- [WHAT IS NEEDED]: Below is a listing. Return the lines from the one that contains "What seaborn and" to the one that contains "momentum = np.arange(-23.5, 31.01, 0.5)", both ends included, verbatim and with no pictures.

##### ENTRIES SHOWN

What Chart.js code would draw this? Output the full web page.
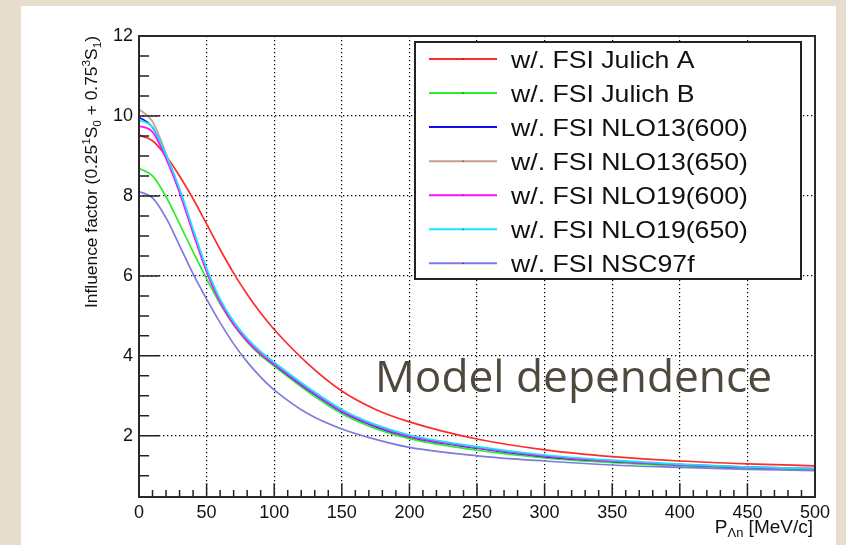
<!DOCTYPE html>
<html>
<head>
<meta charset="utf-8">
<script src="https://cdn.jsdelivr.net/npm/chart.js@4.4.0/dist/chart.umd.min.js"></script>
<style>
  html, body { margin: 0; padding: 0; }
  body { width: 846px; height: 545px; background: #e6ddcf; position: relative; overflow: hidden; }
  #panel { position: absolute; left: 21px; top: 6px; width: 815px; height: 539px; background: #fff; }
  #myChart { position: absolute; left: 0; top: 0; }
</style>
</head>
<body>
<div id="panel"></div>
<canvas id="myChart" width="846" height="545"></canvas>
<script>
// momentum P_Λn [MeV/c]
const momenta = [0, 10, 20, 30, 40, 50, 60, 70, 80, 90, 100, 125, 150, 175, 200, 250, 300, 350, 400, 450, 500];

// influence factor for each potential model
const julichA   = [9.52, 9.38, 9.00, 8.50, 7.93, 7.30, 6.66, 6.07, 5.54, 5.07, 4.66, 3.80, 3.12, 2.66, 2.35, 1.92, 1.65, 1.48, 1.37, 1.30, 1.25];
const julichB   = [8.69, 8.50, 7.98, 7.30, 6.60, 5.93, 5.30, 4.77, 4.35, 4.01, 3.74, 3.10, 2.55, 2.18, 1.93, 1.64, 1.45, 1.33, 1.24, 1.18, 1.15];
const nlo13_600 = [9.97, 9.72, 9.00, 8.12, 7.10, 6.13, 5.36, 4.80, 4.38, 4.05, 3.78, 3.15, 2.60, 2.23, 1.97, 1.69, 1.48, 1.36, 1.27, 1.21, 1.17];
const nlo13_650 = [10.17, 9.86, 9.06, 8.16, 7.14, 6.17, 5.40, 4.84, 4.42, 4.08, 3.81, 3.18, 2.63, 2.26, 1.99, 1.71, 1.50, 1.37, 1.28, 1.22, 1.18];
const nlo19_600 = [9.75, 9.60, 8.93, 8.08, 7.07, 6.10, 5.34, 4.79, 4.37, 4.05, 3.79, 3.17, 2.62, 2.25, 1.99, 1.71, 1.50, 1.37, 1.28, 1.22, 1.18];
const nlo19_650 = [9.90, 9.72, 9.02, 8.18, 7.17, 6.19, 5.42, 4.86, 4.44, 4.11, 3.84, 3.21, 2.66, 2.28, 2.02, 1.73, 1.52, 1.39, 1.29, 1.22, 1.18];
const nsc97f    = [8.11, 7.95, 7.45, 6.76, 6.05, 5.42, 4.83, 4.30, 3.85, 3.47, 3.15, 2.55, 2.17, 1.91, 1.71, 1.50, 1.37, 1.27, 1.21, 1.16, 1.13];

const seriesLabels = ['w/. FSI Julich A', 'w/. FSI Julich B', 'w/. FSI NLO13(600)', 'w/. FSI NLO13(650)',
                      'w/. FSI NLO19(600)', 'w/. FSI NLO19(650)', 'w/. FSI NSC97f'];
const seriesValues = [julichA, julichB, nlo13_600, nlo13_650, nlo19_600, nlo19_650, nsc97f];
const seriesColors = ['#ff2a2a', '#2aee2a', '#1010e8', '#c89c90', '#ff10ff', '#10e8ff', '#7c7cdc'];

const xTicks = [0, 50, 100, 150, 200, 250, 300, 350, 400, 450, 500];
const yTicks = [2, 4, 6, 8, 10, 12];

const ROOT_FONT = '"Liberation Sans", Arial, sans-serif';

// draw a run of text pieces (normal / sup / sub) and return its length
function drawPieces(ctx, pieces, size, draw) {
  let pos = 0;
  pieces.forEach(p => {
    const s = p.kind === 'n' ? size : size * 0.68;
    const dy = p.kind === 'sup' ? -size * 0.42 : (p.kind === 'sub' ? size * 0.22 : 0);
    ctx.font = s + 'px ' + ROOT_FONT;
    if (draw) ctx.fillText(p.t, pos, dy);
    pos += ctx.measureText(p.t).width;
  });
  return pos;
}

const decorations = {
  id: 'decorations',
  afterDraw(chart) {
    const {ctx, chartArea: a, scales: {x, y}} = chart;
    ctx.save();

    // inward ticks, ROOT style
    ctx.strokeStyle = '#222';
    ctx.lineWidth = 1.5;
    ctx.beginPath();
    for (let v = 0; v <= 500; v += 10) {
      const px = x.getPixelForValue(v);
      const len = v % 50 === 0 ? 13.8 : 6.9;
      ctx.moveTo(px, a.bottom);
      ctx.lineTo(px, a.bottom - len);
    }
    for (let v = 1; v <= 12; v += 0.5) {
      const py = y.getPixelForValue(v);
      const len = v % 2 === 0 ? 20.3 : 10.1;
      ctx.moveTo(a.left, py);
      ctx.lineTo(a.left + len, py);
    }
    ctx.stroke();

    // frame
    ctx.lineWidth = 2;
    ctx.strokeStyle = '#2a2a2a';
    ctx.strokeRect(a.left, a.top, a.right - a.left, a.bottom - a.top);

    // legend box
    const lx = 415, ly = 42, lw = 386, lh = 237;
    ctx.fillStyle = '#fff';
    ctx.fillRect(lx, ly, lw, lh);
    ctx.lineWidth = 2;
    ctx.strokeStyle = '#222';
    ctx.strokeRect(lx, ly, lw, lh);
    chart.data.datasets.forEach((ds, i) => {
      const cy = 59 + i * 34.05;
      ctx.strokeStyle = ds.borderColor;
      ctx.lineWidth = 2;
      ctx.beginPath();
      ctx.moveTo(429, cy);
      ctx.lineTo(497, cy);
      ctx.stroke();
      ctx.fillStyle = '#333';
      ctx.fillRect(462.5, cy - 0.5, 1.2, 1.2);
      ctx.save();
      ctx.translate(511, cy + 8.5);
      ctx.scale(1.11, 1);
      ctx.font = '24px ' + ROOT_FONT;
      ctx.fillStyle = '#111';
      ctx.textBaseline = 'alphabetic';
      ctx.fillText(ds.label, 0, 0);
      ctx.restore();
    });

    // y axis title with super/subscripts
    const yTitle = [
      {t: 'Influence factor (0.25', kind: 'n'}, {t: '1', kind: 'sup'}, {t: 'S', kind: 'n'}, {t: '0', kind: 'sub'},
      {t: ' + 0.75', kind: 'n'}, {t: '3', kind: 'sup'}, {t: 'S', kind: 'n'}, {t: '1', kind: 'sub'}, {t: ')', kind: 'n'}
    ];
    ctx.fillStyle = '#111';
    ctx.textBaseline = 'alphabetic';
    const ySize = 17;
    const yLen = drawPieces(ctx, yTitle, ySize, false);
    const target = 272;
    ctx.save();
    ctx.translate(97, a.top + target);
    ctx.rotate(-Math.PI / 2);
    ctx.scale(target / yLen, 1);
    drawPieces(ctx, yTitle, ySize, true);
    ctx.restore();

    // x axis title
    const xTitle = [{t: 'P', kind: 'n'}, {t: 'Λn', kind: 'sub'}, {t: ' [MeV/c]', kind: 'n'}];
    const xSize = 19;
    const xLen = drawPieces(ctx, xTitle, xSize, false);
    ctx.save();
    ctx.translate(a.right - 2 - xLen, 533);
    drawPieces(ctx, xTitle, xSize, true);
    ctx.restore();

    // overlay caption
    ctx.font = '500 44px "Open Sans", "Noto Sans", sans-serif';
    const cw = ctx.measureText('Model dependence').width;
    ctx.save();
    ctx.translate(375, 392);
    ctx.scale(397 / cw, 1);
    ctx.fillStyle = '#4f483d';
    ctx.fillText('Model dependence', 0, 0);
    ctx.restore();

    ctx.restore();
  }
};

const data = {
  datasets: seriesLabels.map((label, i) => ({
    label: label,
    data: momenta.map((p, j) => ({x: p, y: seriesValues[i][j]})),
    borderColor: seriesColors[i],
    backgroundColor: seriesColors[i],
    borderWidth: 1.7,
    pointRadius: 0,
    fill: false,
    cubicInterpolationMode: 'monotone',
    order: seriesLabels.length - i
  }))
};

const tickFont = {family: ROOT_FONT, size: 18};

const config = {
  type: 'line',
  data: data,
  options: {
    responsive: false,
    animation: false,
    layout: {padding: {top: 36, right: 31, bottom: 0, left: 0}},
    plugins: {legend: {display: false}, tooltip: {enabled: false}},
    scales: {
      x: {
        type: 'linear',
        min: 0,
        max: 500,
        afterBuildTicks: s => { s.ticks = xTicks.map(v => ({value: v})); },
        afterFit: s => { s.height = 48; },
        ticks: {font: tickFont, color: '#111', padding: 5, maxRotation: 0, autoSkip: false},
        grid: {color: '#000', lineWidth: 1.2, drawTicks: false},
        border: {display: false, dash: [1.3, 2.7]}
      },
      y: {
        type: 'linear',
        min: 0.47,
        max: 12,
        afterBuildTicks: s => { s.ticks = yTicks.map(v => ({value: v})); },
        afterFit: s => { s.width = 139; },
        ticks: {font: tickFont, color: '#111', padding: 6},
        grid: {color: '#000', lineWidth: 1.2, drawTicks: false},
        border: {display: false, dash: [1.3, 2.7]}
      }
    }
  },
  plugins: [decorations]
};

let myChart = new Chart(document.getElementById('myChart'), config);
</script>
</body>
</html>
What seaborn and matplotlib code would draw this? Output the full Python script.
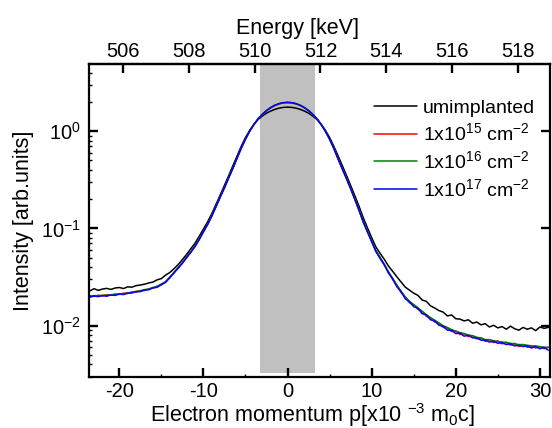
import numpy as np
import pandas as pd
import matplotlib
matplotlib.use("Agg")
import matplotlib.pyplot as plt
import seaborn as sns
from matplotlib.ticker import FixedLocator, MultipleLocator, LogLocator, NullFormatter

# ---------------- data ----------------
momentum = np.arange(-23.5, 31.01, 0.5)   # p channels [x10^-3 m0c]

unimplanted = [
    0.0228, 0.0240, 0.0231, 0.0238, 0.0242, 0.0236, 0.0244, 0.0247, 0.0241, 0.0251,
    0.0249, 0.0258, 0.0262, 0.0267, 0.0275, 0.0281, 0.0296, 0.0305, 0.0331, 0.0352,
    0.0385, 0.0425, 0.0478, 0.0541, 0.0618, 0.0705, 0.0830, 0.0985, 0.117, 0.142,
    0.177, 0.221, 0.277, 0.348, 0.440, 0.555, 0.700, 0.860, 1.02, 1.175,
    1.315, 1.43, 1.53, 1.61, 1.675, 1.725, 1.755, 1.765, 1.755, 1.725,
    1.675, 1.61, 1.53, 1.43, 1.315, 1.175, 1.02, 0.86, 0.70, 0.56,
    0.445, 0.352, 0.277, 0.217, 0.169, 0.129, 0.1015, 0.0805, 0.0645, 0.0555,
    0.0482, 0.0410, 0.0362, 0.0318, 0.0281, 0.0249, 0.0232, 0.0216, 0.0205, 0.0184,
    0.0178, 0.0160, 0.0152, 0.0143, 0.0138, 0.0126, 0.0129, 0.0118, 0.0117, 0.0112,
    0.0115, 0.0106, 0.0109, 0.0102, 0.0105, 0.0097, 0.0101, 0.0095, 0.0098, 0.0092,
    0.0099, 0.0093, 0.0090, 0.0096, 0.0092, 0.0095, 0.0089, 0.0097, 0.0094, 0.0096,
]

dose_1e15 = [
    0.0203, 0.0200, 0.0206, 0.0202, 0.0208, 0.0206, 0.0212, 0.0210, 0.0216, 0.0214,
    0.0222, 0.0221, 0.0230, 0.0230, 0.0240, 0.0243, 0.0255, 0.0262, 0.0285, 0.0308,
    0.0355, 0.0388, 0.0446, 0.0497, 0.0578, 0.0648, 0.0780, 0.0918, 0.111, 0.135,
    0.167, 0.211, 0.261, 0.331, 0.413, 0.528, 0.668, 0.825, 0.995, 1.165,
    1.335, 1.48, 1.62, 1.74, 1.835, 1.905, 1.95, 1.96, 1.95, 1.905,
    1.835, 1.74, 1.62, 1.48, 1.335, 1.165, 0.995, 0.825, 0.668, 0.522,
    0.412, 0.328, 0.257, 0.200, 0.154, 0.117, 0.093, 0.0735, 0.0585, 0.0502,
    0.0419, 0.0356, 0.0298, 0.0260, 0.0219, 0.0197, 0.0172, 0.0164, 0.0147, 0.0140,
    0.0125, 0.0120, 0.0109, 0.0106, 0.0096, 0.0095, 0.0087, 0.0088, 0.0081, 0.0083,
    0.0077, 0.0079, 0.0073, 0.0075, 0.0069, 0.0072, 0.0067, 0.0070, 0.0065, 0.0068,
    0.0063, 0.0066, 0.0061, 0.0064, 0.0060, 0.0062, 0.0059, 0.0061, 0.0058, 0.0060,
]

dose_1e16 = [
    0.0201, 0.0204, 0.0202, 0.0206, 0.0205, 0.0208, 0.0209, 0.0213, 0.0213, 0.0218,
    0.0220, 0.0226, 0.0228, 0.0235, 0.0238, 0.0247, 0.0253, 0.0268, 0.0283, 0.0316,
    0.0352, 0.0396, 0.0443, 0.0508, 0.0574, 0.0660, 0.0776, 0.0930, 0.1105, 0.1355,
    0.169, 0.212, 0.263, 0.332, 0.416, 0.530, 0.669, 0.828, 1.00, 1.17,
    1.34, 1.485, 1.625, 1.745, 1.84, 1.91, 1.955, 1.97, 1.955, 1.91,
    1.84, 1.745, 1.625, 1.485, 1.34, 1.17, 1.00, 0.828, 0.669, 0.524,
    0.413, 0.329, 0.258, 0.201, 0.155, 0.118, 0.0935, 0.0745, 0.0595, 0.0505,
    0.0430, 0.0358, 0.0307, 0.0262, 0.0226, 0.0198, 0.0178, 0.0165, 0.0153, 0.0141,
    0.0130, 0.0121, 0.0114, 0.0107, 0.0100, 0.0096, 0.0091, 0.0088, 0.0085, 0.0083,
    0.0080, 0.0079, 0.0076, 0.0075, 0.0072, 0.0072, 0.0070, 0.0069, 0.0068, 0.0067,
    0.0066, 0.0065, 0.0064, 0.0064, 0.0063, 0.0062, 0.0062, 0.0061, 0.0060, 0.0060,
]

dose_1e17 = [
    0.0197, 0.0202, 0.0199, 0.0204, 0.0201, 0.0207, 0.0205, 0.0211, 0.0209, 0.0216,
    0.0217, 0.0224, 0.0224, 0.0233, 0.0234, 0.0245, 0.0248, 0.0265, 0.0278, 0.0313,
    0.0347, 0.0393, 0.0437, 0.0503, 0.0566, 0.0655, 0.0765, 0.0925, 0.1095, 0.134,
    0.168, 0.210, 0.262, 0.330, 0.415, 0.530, 0.670, 0.830, 1.00, 1.17,
    1.34, 1.49, 1.63, 1.75, 1.85, 1.92, 1.965, 1.98, 1.965, 1.92,
    1.85, 1.75, 1.63, 1.49, 1.34, 1.17, 1.00, 0.83, 0.665, 0.52,
    0.41, 0.326, 0.256, 0.199, 0.153, 0.116, 0.092, 0.073, 0.058, 0.0490,
    0.0424, 0.0347, 0.0303, 0.0251, 0.0224, 0.0189, 0.0176, 0.0157, 0.0151, 0.0133,
    0.0129, 0.0115, 0.0112, 0.0101, 0.0099, 0.0090, 0.0090, 0.0083, 0.0084, 0.0078,
    0.0080, 0.0075, 0.0075, 0.0071, 0.0071, 0.0068, 0.0069, 0.0066, 0.0067, 0.0064,
    0.0065, 0.0062, 0.0063, 0.0061, 0.0062, 0.0059, 0.0061, 0.0058, 0.0060, 0.0056,
]

series_labels = ["umimplanted",
                 "1x10$^{15}$ cm$^{-2}$",
                 "1x10$^{16}$ cm$^{-2}$",
                 "1x10$^{17}$ cm$^{-2}$"]
series_colors = ["#000000", "#ff0000", "#008000", "#0000ff"]
series_values = [unimplanted, dose_1e15, dose_1e16, dose_1e17]

energy_ticks = [506, 508, 510, 512, 514, 516, 518]
band_limits = (-3.3, 3.3)

# ---------------- style ----------------
sns.set_style("ticks")
plt.rcParams["font.family"] = ["Liberation Sans", "DejaVu Sans"]
plt.rcParams["mathtext.fontset"] = "custom"
plt.rcParams["mathtext.rm"] = "Liberation Sans"
plt.rcParams["mathtext.it"] = "Liberation Sans:italic"
plt.rcParams["mathtext.bf"] = "Liberation Sans:bold"
plt.rcParams["axes.unicode_minus"] = False
for key in ["text.color", "axes.labelcolor", "xtick.color", "ytick.color",
            "axes.edgecolor", "xtick.labelcolor", "ytick.labelcolor"]:
    plt.rcParams[key] = "black"

TICK_FS = 14.5
LABEL_FS = 15.5
LEG_FS = 14

fig = plt.figure(figsize=(5.52, 4.28), dpi=100)
ax = fig.add_axes([89/552, 1 - 377/428, (550 - 89)/552, (377 - 64)/428])

# grey window
ax.fill_between(list(band_limits), 0.0033, 10, color="#c0c0c0", lw=0, zorder=0)

frames = []
for lab, vals in zip(series_labels, series_values):
    frames.append(pd.DataFrame({"p": momentum, "I": vals, "sample": lab}))
df = pd.concat(frames, ignore_index=True)

palette = dict(zip(series_labels, series_colors))
sns.lineplot(data=df, x="p", y="I", hue="sample", palette=palette,
             hue_order=series_labels, lw=1.1, ax=ax, legend=True,
             estimator=None, sort=False)

ax.set_yscale("log")
ax.set_xlim(-23.6, 31.2)
ax.set_ylim(0.00297, 4.9)

for s in ax.spines.values():
    s.set_linewidth(1.6)
    s.set_color("black")
    s.set_visible(True)

ax.xaxis.set_major_locator(MultipleLocator(10))
ax.xaxis.set_minor_locator(MultipleLocator(5))
ax.yaxis.set_major_locator(LogLocator(base=10, numticks=10))
ax.yaxis.set_minor_locator(LogLocator(base=10, subs=np.arange(2, 10), numticks=20))
ax.yaxis.set_minor_formatter(NullFormatter())

ax.tick_params(axis="both", which="major", direction="in", length=6.5, width=1.7,
               labelsize=TICK_FS, pad=6, color="black", labelcolor="black")
ax.tick_params(axis="x", which="major", pad=3.5)
ax.tick_params(axis="both", which="minor", direction="in", length=2.5, width=1.0,
               color="black")
ax.tick_params(axis="x", which="both", top=False, bottom=True)
ax.tick_params(axis="y", which="major", left=True, right=True)
ax.tick_params(axis="y", which="minor", left=True, right=False)

ax.set_xlabel("Electron momentum p[x10 $^{-3}$ m$_0$c]", fontsize=LABEL_FS,
              labelpad=0, color="black")
ax.xaxis.label.set_x(0.486)
ax.set_ylabel("Intensity [arb.units]", fontsize=LABEL_FS, labelpad=5, color="black")

# top energy axis
sec = ax.secondary_xaxis("top", functions=(lambda p: 511 + 0.2555 * p,
                                           lambda e: (e - 511) / 0.2555))
sec.xaxis.set_major_locator(FixedLocator(energy_ticks))
sec.tick_params(direction="in", length=6.5, width=1.7, labelsize=TICK_FS, pad=2,
                color="black", labelcolor="black")
sec.spines["top"].set_linewidth(1.6)
sec.spines["top"].set_color("black")
sec.set_xlabel("Energy [keV]", fontsize=LABEL_FS, labelpad=6, color="black")
sec.xaxis.label.set_x(0.453)

leg = ax.legend(loc="upper left", bbox_to_anchor=(374/552, 1 - 99/428),
                bbox_transform=fig.transFigure, frameon=False, fontsize=LEG_FS,
                handlelength=2.2, handletextpad=0.3, labelspacing=0.3,
                borderaxespad=0, borderpad=0)
for text in leg.get_texts():
    text.set_color("black")
for line in leg.get_lines():
    line.set_linewidth(1.1)

fig.savefig("out.png", dpi=100)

##########

- [OUTPUT]:
What seaborn and matplotlib code would draw this? Output the full Python script.
import numpy as np
import pandas as pd
import matplotlib
matplotlib.use("Agg")
import matplotlib.pyplot as plt
import seaborn as sns
from matplotlib.ticker import FixedLocator, MultipleLocator, LogLocator, NullFormatter

# ---------------- data ----------------
momentum = np.arange(-23.5, 31.01, 0.5)   # p channels [x10^-3 m0c]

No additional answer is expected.